>> begin RAW DATA

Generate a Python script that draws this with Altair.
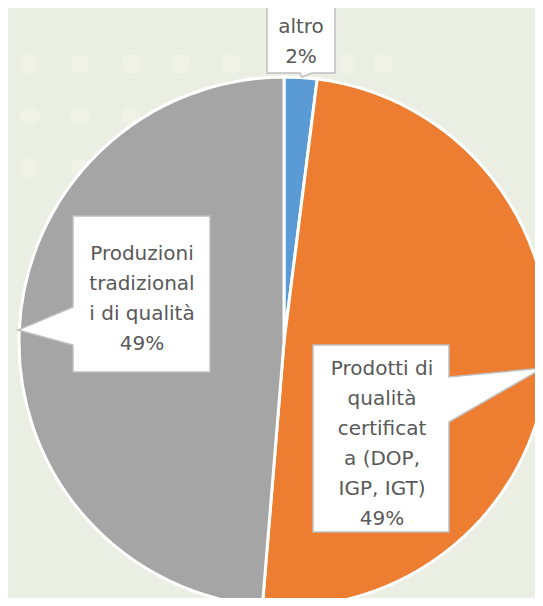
import altair as alt
import pandas as pd

# ---- data ----
categories = ["altro", "Prodotti di qualità certificata (DOP, IGP, IGT)", "Produzioni tradizionali di qualità"]
shares = [2.0, 49.3, 48.7]
colors = ["#5B9BD5", "#ED7D31", "#A5A5A5"]
label_lines = [
    ["altro"],
    ["Prodotti di", "qualità", "certificat", "a (DOP,", "IGP, IGT)"],
    ["Produzioni", "tradizional", "i di qualità"],
]

# ---- layout (chart pixel coordinates) ----
W, H = 527, 590
CX, CY, R = 276, 334, 265
label_pos = [(293, 19), (374, 361), (134, 246)]
callout_paths = [
    "M259,-4 H327 V65 H304 L294,69 L292,65 H259 Z",
    "M305,337 H441 V369 L535,360 L441,414 V524 H305 Z",
    "M65,208 H202 V364 H65 V337 L10,322 L65,299 Z",
]
# decorative background dots (theme pattern)
dot_x = [22, 72, 123, 173, 223, 338, 375]
dot_y = [56, 108, 160]

total = sum(shares)
pie_df = pd.DataFrame({"cat": categories, "share": shares, "ord": list(range(len(categories)))})
lab_df = pd.DataFrame({
    "cat": categories,
    "text": ["\n".join(l + [f"{round(s / total * 100)}%"]) for l, s in zip(label_lines, shares)],
    "px": [p[0] for p in label_pos],
    "py": [p[1] for p in label_pos],
    "path": callout_paths,
})
dots_df = pd.DataFrame([{"dx": x, "dy": y} for y in dot_y for x in dot_x])

dots = alt.Chart(dots_df).mark_circle(color="#F0F2E7", opacity=1, size=400).encode(
    x=alt.X("dx:Q", scale=None),
    y=alt.Y("dy:Q", scale=None),
)

pie = alt.Chart(pie_df).mark_arc(radius=R, stroke="white", strokeWidth=3).encode(
    theta=alt.Theta("share:Q", stack=True),
    order=alt.Order("ord:Q"),
    color=alt.Color("cat:N", scale=alt.Scale(domain=categories, range=colors), legend=None),
    x=alt.value(CX),
    y=alt.value(CY),
)

boxes = alt.Chart(lab_df).mark_point(
    filled=True, fill="white", stroke="#BFBFBF", strokeWidth=1.5, opacity=1, size=4
).encode(
    x=alt.value(0),
    y=alt.value(0),
    shape=alt.Shape("path:N", scale=None),
)

texts = alt.Chart(lab_df).mark_text(
    font="DejaVu Sans", fontSize=20, color="#595959", lineBreak="\n", lineHeight=30,
    align="center", baseline="middle",
).encode(
    x=alt.X("px:Q", scale=None),
    y=alt.Y("py:Q", scale=None),
    text="text:N",
)

chart = alt.layer(dots, pie, boxes, texts).properties(
    width=W, height=H, padding=0, background="#EBEEE2",
    autosize=alt.AutoSizeParams(type="none"),
).configure_view(stroke=None)

chart.save("out.html", embed_options={"renderer": "svg", "actions": False})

>> end RAW DATA

Give again exactly the lines running from the beginning of the material above through the line that contains "dot_y = [56, 108, 160]", and leave out every picture.

THE ANSWER:
Generate a Python script that draws this with Altair.
import altair as alt
import pandas as pd

# ---- data ----
categories = ["altro", "Prodotti di qualità certificata (DOP, IGP, IGT)", "Produzioni tradizionali di qualità"]
shares = [2.0, 49.3, 48.7]
colors = ["#5B9BD5", "#ED7D31", "#A5A5A5"]
label_lines = [
    ["altro"],
    ["Prodotti di", "qualità", "certificat", "a (DOP,", "IGP, IGT)"],
    ["Produzioni", "tradizional", "i di qualità"],
]

# ---- layout (chart pixel coordinates) ----
W, H = 527, 590
CX, CY, R = 276, 334, 265
label_pos = [(293, 19), (374, 361), (134, 246)]
callout_paths = [
    "M259,-4 H327 V65 H304 L294,69 L292,65 H259 Z",
    "M305,337 H441 V369 L535,360 L441,414 V524 H305 Z",
    "M65,208 H202 V364 H65 V337 L10,322 L65,299 Z",
]
# decorative background dots (theme pattern)
dot_x = [22, 72, 123, 173, 223, 338, 375]
dot_y = [56, 108, 160]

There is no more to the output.